- [Set exercise]:
Identify all lines below that hold "draw" and collect them.

- [Data provided]:
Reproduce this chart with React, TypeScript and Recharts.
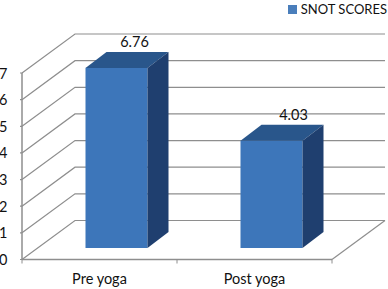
import { BarChart, Bar, XAxis, YAxis, Legend, LabelList, CartesianGrid } from "recharts";

const categories = ["Pre yoga", "Post yoga"];
const snotScores = [6.76, 4.03];
const yTicks = [0, 1, 2, 3, 4, 5, 6, 7];
const seriesName = "SNOT SCORES";

const data = categories.map((name, i) => ({ name, score: snotScores[i] }));

const FONT = "Lato, sans-serif";
const GRID = "#8e8e8e";
const TEXT = "#111111";

// wall depth of the fake 3D box
const WALL_DX = 53;
const WALL_DY = -39;
const PLOT_LEFT = 22;
const PLOT_RIGHT = 332;
const PLOT_BOTTOM = 259.5;
const BAND = (PLOT_RIGHT - PLOT_LEFT) / 2;
// bar sits in the middle of the floor, not on the front edge
const BAR_DX = 16.5;
const BAR_DY = -11.5;
const DEPTH_X = 21;
const DEPTH_Y = -16;

// grid line bent back along the side wall, then across the back wall
function WallLine({ x1, y1 }: any) {
  const isFloor = Math.abs(y1 - PLOT_BOTTOM) < 1;
  return (
    <g>
      <polyline
        points={`${x1},${y1} ${x1 + WALL_DX},${y1 + WALL_DY} ${PLOT_RIGHT + WALL_DX},${y1 + WALL_DY}`}
        fill="none"
        stroke={GRID}
        strokeWidth={1.2}
      />
      {isFloor && (
        <line
          x1={PLOT_RIGHT}
          y1={y1}
          x2={PLOT_RIGHT + WALL_DX}
          y2={y1 + WALL_DY}
          stroke={GRID}
          strokeWidth={1.2}
        />
      )}
    </g>
  );
}

function YTick({ x, y, payload }: any) {
  const axisX = x + 8;
  return (
    <g>
      <line x1={axisX - 2} y1={y} x2={axisX} y2={y} stroke={GRID} strokeWidth={1.2} />
      <text x={7.5} y={y + 5.5} textAnchor="end" fontFamily={FONT} fontSize={14.5} fill={TEXT}>
        {payload.value}
      </text>
    </g>
  );
}

function XTick({ x, y, payload, index }: any) {
  // recharts hands over y 8px below the axis line
  const axisY = y - 8;
  return (
    <g>
      {index === 0 && <line x1={x - BAND / 2} y1={axisY} x2={x - BAND / 2} y2={axisY + 4} stroke={GRID} />}
      <line x1={x + BAND / 2} y1={axisY} x2={x + BAND / 2} y2={axisY + 4} stroke={GRID} />
      <text x={x} y={axisY + 24.5} textAnchor="middle" fontFamily={FONT} fontSize={14.5} fill={TEXT}>
        {payload.value}
      </text>
    </g>
  );
}

function Box3D({ x, y, width, height }: any) {
  const left = x + BAR_DX;
  const right = left + width;
  const top = y + BAR_DY;
  const bottom = top + height;
  return (
    <g>
      <rect x={left} y={top} width={width} height={height} fill="#3d76ba" />
      <polygon
        points={`${left},${top} ${left + DEPTH_X},${top + DEPTH_Y} ${right + DEPTH_X},${top + DEPTH_Y} ${right},${top}`}
        fill="#29568b"
      />
      <polygon
        points={`${right},${top} ${right + DEPTH_X},${top + DEPTH_Y} ${right + DEPTH_X},${bottom + DEPTH_Y} ${right},${bottom}`}
        fill="#1f3f6f"
      />
    </g>
  );
}

function ValueLabel({ x, y, width, value, index }: any) {
  const shift = index === 0 ? 18 : 22;
  return (
    <text
      x={x + BAR_DX + width / 2 + shift}
      y={y + BAR_DY - 21}
      textAnchor="middle"
      fontFamily={FONT}
      fontSize={14.5}
      fill={TEXT}
    >
      {value}
    </text>
  );
}

// zero height so the legend doesn't eat into the plot area
function LegendBox() {
  return (
    <div style={{ height: 0, overflow: "visible" }}>
      <div style={{ display: "flex", alignItems: "center", justifyContent: "flex-end", fontFamily: FONT, fontSize: 13, color: TEXT, whiteSpace: "nowrap" }}>
        <span style={{ flex: "none", width: 9, height: 9, background: "#4a7ebb", marginRight: 4 }} />
        {seriesName}
      </div>
    </div>
  );
}

export default function App() {
  return (
    <div style={{ position: "absolute", left: 0, top: 0, width: 388, height: 289, background: "#fff" }}>
      <BarChart
        width={388}
        height={289}
        data={data}
        barSize={62}
        margin={{ top: 73, right: 56, bottom: 0, left: 0 }}
      >
        <CartesianGrid vertical={false} horizontal={<WallLine />} syncWithTicks />
        <YAxis
          width={22}
          domain={[0, 7]}
          ticks={yTicks}
          interval={0}
          tickLine={false}
          axisLine={{ stroke: GRID, strokeWidth: 1.5 }}
          tick={<YTick />}
        />
        <XAxis
          dataKey="name"
          height={29.5}
          tickLine={false}
          axisLine={{ stroke: GRID, strokeWidth: 1.5 }}
          tick={<XTick />}
        />
        <Legend
          content={<LegendBox />}
          wrapperStyle={{ position: "absolute", top: 1, right: 1, left: "auto", bottom: "auto", width: 110 }}
        />
        <Bar dataKey="score" name={seriesName} shape={<Box3D />} isAnimationActive={false}>
          <LabelList dataKey="score" content={<ValueLabel />} />
        </Bar>
      </BarChart>
    </div>
  );
}
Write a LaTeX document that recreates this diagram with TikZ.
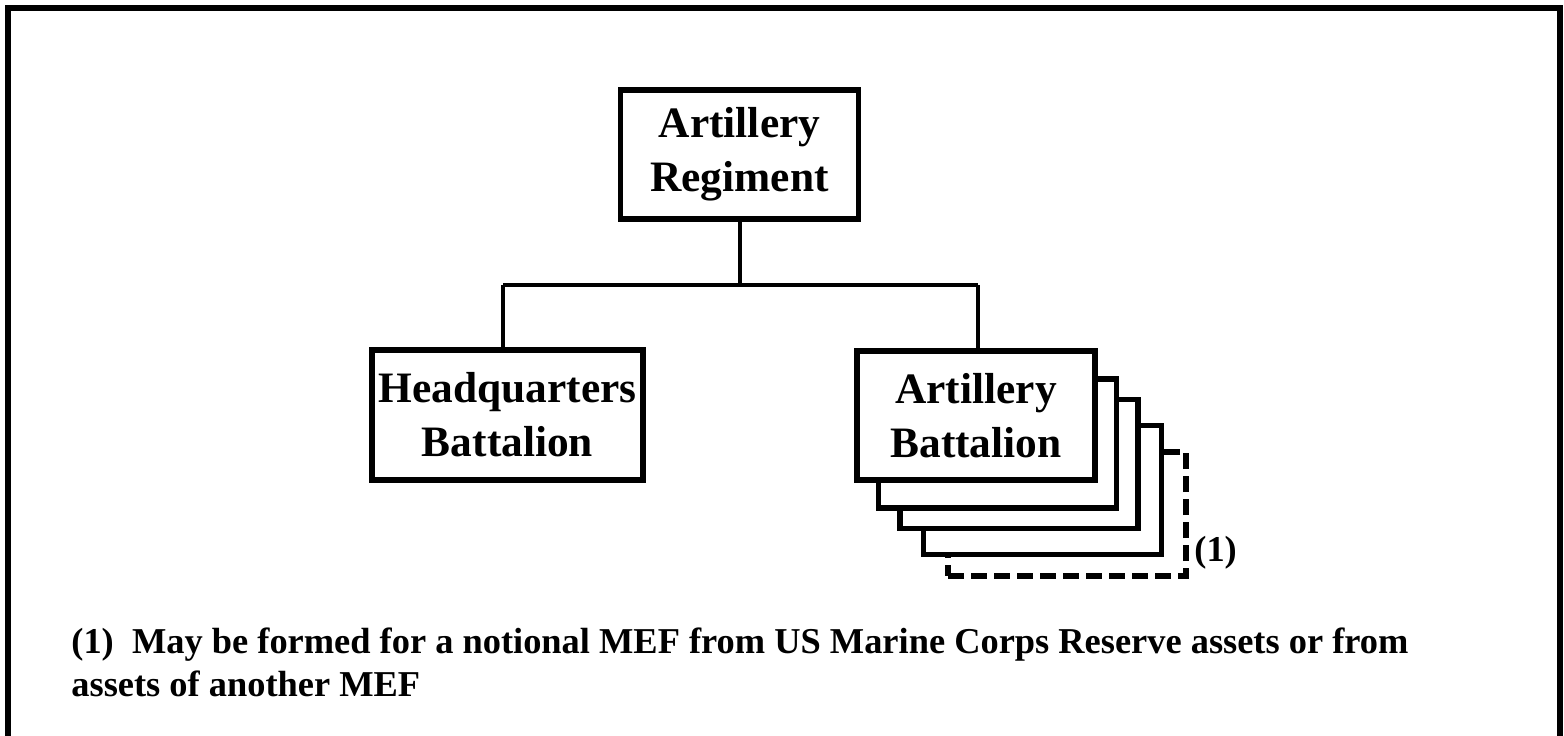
\documentclass[tikz,border=0pt]{standalone}
\usepackage{fontspec}
\setmainfont{Liberation Serif}
\begin{document}
\begin{tikzpicture}[x=0.5pt,y=-0.5pt,
  orgbox/.style={draw, line width=2.6pt, fill=white, minimum width=119pt, minimum height=64.5pt, inner sep=0pt, align=center, font=\fontsize{21.7}{27}\selectfont\bfseries},
  stackbox/.style={draw, line width=2.6pt, fill=white, minimum width=119pt, minimum height=64.5pt, inner sep=0pt},
  dashbox/.style={draw, line width=2.6pt, dash pattern=on 8pt off 3.5pt, fill=white, minimum width=119pt, minimum height=62pt, inner sep=0pt},
  conn/.style={line width=2pt},
  note/.style={font=\fontsize{18.2}{22}\selectfont\bfseries, inner sep=0pt}]
\useasboundingbox (0,0) rectangle (1564,735);
\draw[line width=2.6pt] (8,8) rectangle (1560,760);
% stacked battalions (back to front)
\node[dashbox] (s4) at (1067,514) {};
\node[stackbox] (s3) at (1042.5,490) {};
\node[stackbox] (s2) at (1019,464) {};
\node[stackbox] (s1) at (997.5,443.5) {};
\node[orgbox] (bn) at (976,415.5) {Artillery\\Battalion};
\node[orgbox] (reg) at (739.5,154.5) {Artillery\\Regiment};
\node[orgbox, minimum width=135.5pt, minimum height=65pt] (hq) at (507.5,415) {Headquarters\\Battalion};
% connectors
\coordinate (j) at (739.5,285);
\coordinate (jl) at (503,285);
\coordinate (jr) at (978,285);
\draw[conn] (reg.south) -- (j);
\draw[conn] (jl) -- (jr);
\draw[conn] (jl) -- (jl |- hq.north);
\draw[conn] (jr) -- (jr |- bn.north);
% labels
\node[note, anchor=west] (lbl) at (1194,553) {(1)};
\node[note, anchor=base west] (fn1) at (71,653) {(1)\hspace{0.5em}May be formed for a notional MEF from US Marine Corps Reserve assets or from};
\node[note, anchor=base west] (fn2) at (71,696) {assets of another MEF};
\end{tikzpicture}
\end{document}
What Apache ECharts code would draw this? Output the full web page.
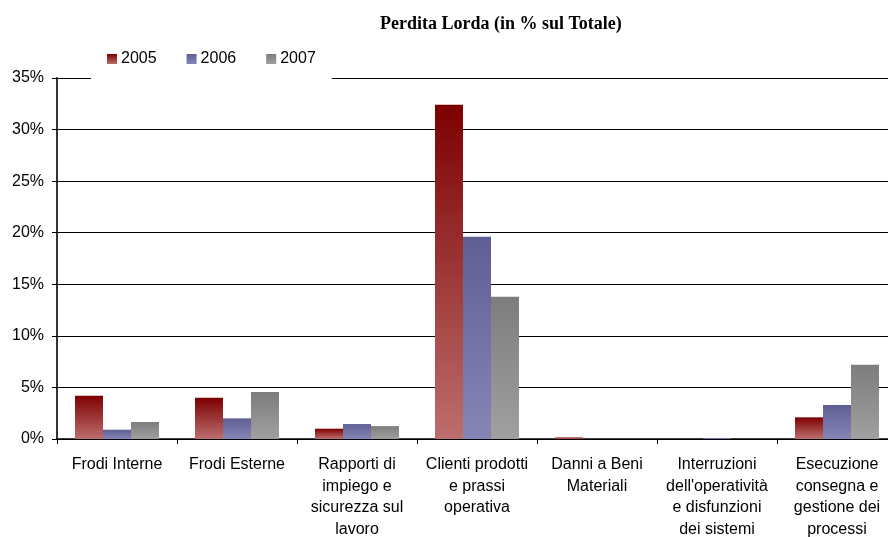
<!DOCTYPE html>
<html>
<head>
<meta charset="utf-8">
<script src="https://cdn.jsdelivr.net/npm/echarts@6/dist/echarts.min.js"></script>
<style>html,body{margin:0;padding:0;background:#fff;}#c{width:888px;height:537px;}</style>
</head>
<body>
<div id="c"></div>
<script>
var categories = [
  "Frodi Interne",
  "Frodi Esterne",
  "Rapporti di\nimpiego e\nsicurezza sul\nlavoro",
  "Clienti prodotti\ne prassi\noperativa",
  "Danni a Beni\nMateriali",
  "Interruzioni\ndell'operatività\ne disfunzioni\ndei sistemi",
  "Esecuzione\nconsegna e\ngestione dei\nprocessi"
];
var seriesNames = ["2005", "2006", "2007"];
var v2005 = [4.2, 4.0, 1.0, 32.4, 0.15, 0.0, 2.1];
var v2006 = [0.9, 2.0, 1.45, 19.6, 0.0, 0.1, 3.3];
var v2007 = [1.65, 4.55, 1.25, 13.8, 0.0, 0.0, 7.2];
var yTicks = [0, 5, 10, 15, 20, 25, 30, 35];

function grad(top, bottom) {
  return new echarts.graphic.LinearGradient(0, 0, 0, 1, [
    {offset: 0, color: top}, {offset: 1, color: bottom}
  ]);
}
var colors = [grad('#7d0000', '#bd6e6e'), grad('#5f5f95', '#8585b6'), grad('#7d7d7d', '#a0a0a0')];
var font = 'Liberation Sans, Arial, sans-serif';

var chart = echarts.init(document.getElementById('c'), null, {renderer: 'canvas'});
var data = [v2005, v2006, v2007];
chart.setOption({
  animation: false,
  title: {
    text: 'Perdita Lorda (in % sul Totale)',
    left: 380, top: 15, padding: 0,
    textStyle: {fontFamily: 'Liberation Serif, Times New Roman, serif', fontWeight: 'bold', fontSize: 18, color: '#000'}
  },
  legend: {
    left: 91, top: 34,
    padding: [17, 16, 25, 16],
    backgroundColor: '#fff',
    itemWidth: 10, itemHeight: 10, itemGap: 30,
    icon: 'rect',
    textStyle: {fontFamily: font, fontSize: 16, color: '#000', padding: [0, 0, 0, -1]},
    data: seriesNames
  },
  grid: {left: 57, right: -9, top: 78, bottom: 98, containLabel: false, outerBoundsMode: 'none'},
  xAxis: {
    type: 'category',
    data: categories,
    axisLine: {lineStyle: {color: '#000', width: 1.5}},
    axisTick: {show: true, length: 5, alignWithLabel: false, lineStyle: {color: '#000'}},
    axisLabel: {fontFamily: font, fontSize: 16, color: '#000', lineHeight: 21.5, margin: 15, interval: 0},
    splitLine: {show: false}
  },
  yAxis: {
    type: 'value',
    min: yTicks[0], max: yTicks[yTicks.length - 1], interval: 5,
    axisLine: {show: true, lineStyle: {color: '#333', width: 2}},
    axisTick: {show: true, length: 5, lineStyle: {color: '#000'}},
    axisLabel: {fontFamily: font, fontSize: 16, color: '#000', margin: 13, formatter: '{value}%'},
    splitLine: {show: true, lineStyle: {color: '#000', width: 1}}
  },
  series: seriesNames.map(function (n, i) {
    return {
      name: n, type: 'bar', data: data[i],
      barWidth: 28, barGap: '0%',
      itemStyle: {color: colors[i]}
    };
  })
});
</script>
</body>
</html>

- [Answer to the exercise]:
  orgbox/.style={draw, line width=2.6pt, fill=white, minimum width=119pt, minimum height=64.5pt, inner sep=0pt, align=center, font=\fontsize{21.7}{27}\selectfont\bfseries},
  stackbox/.style={draw, line width=2.6pt, fill=white, minimum width=119pt, minimum height=64.5pt, inner sep=0pt},
  dashbox/.style={draw, line width=2.6pt, dash pattern=on 8pt off 3.5pt, fill=white, minimum width=119pt, minimum height=62pt, inner sep=0pt},
\draw[line width=2.6pt] (8,8) rectangle (1560,760);
\draw[conn] (reg.south) -- (j);
\draw[conn] (jl) -- (jr);
\draw[conn] (jl) -- (jl |- hq.north);
\draw[conn] (jr) -- (jr |- bn.north);
What Apache ECharts code would draw this? Output the full web page.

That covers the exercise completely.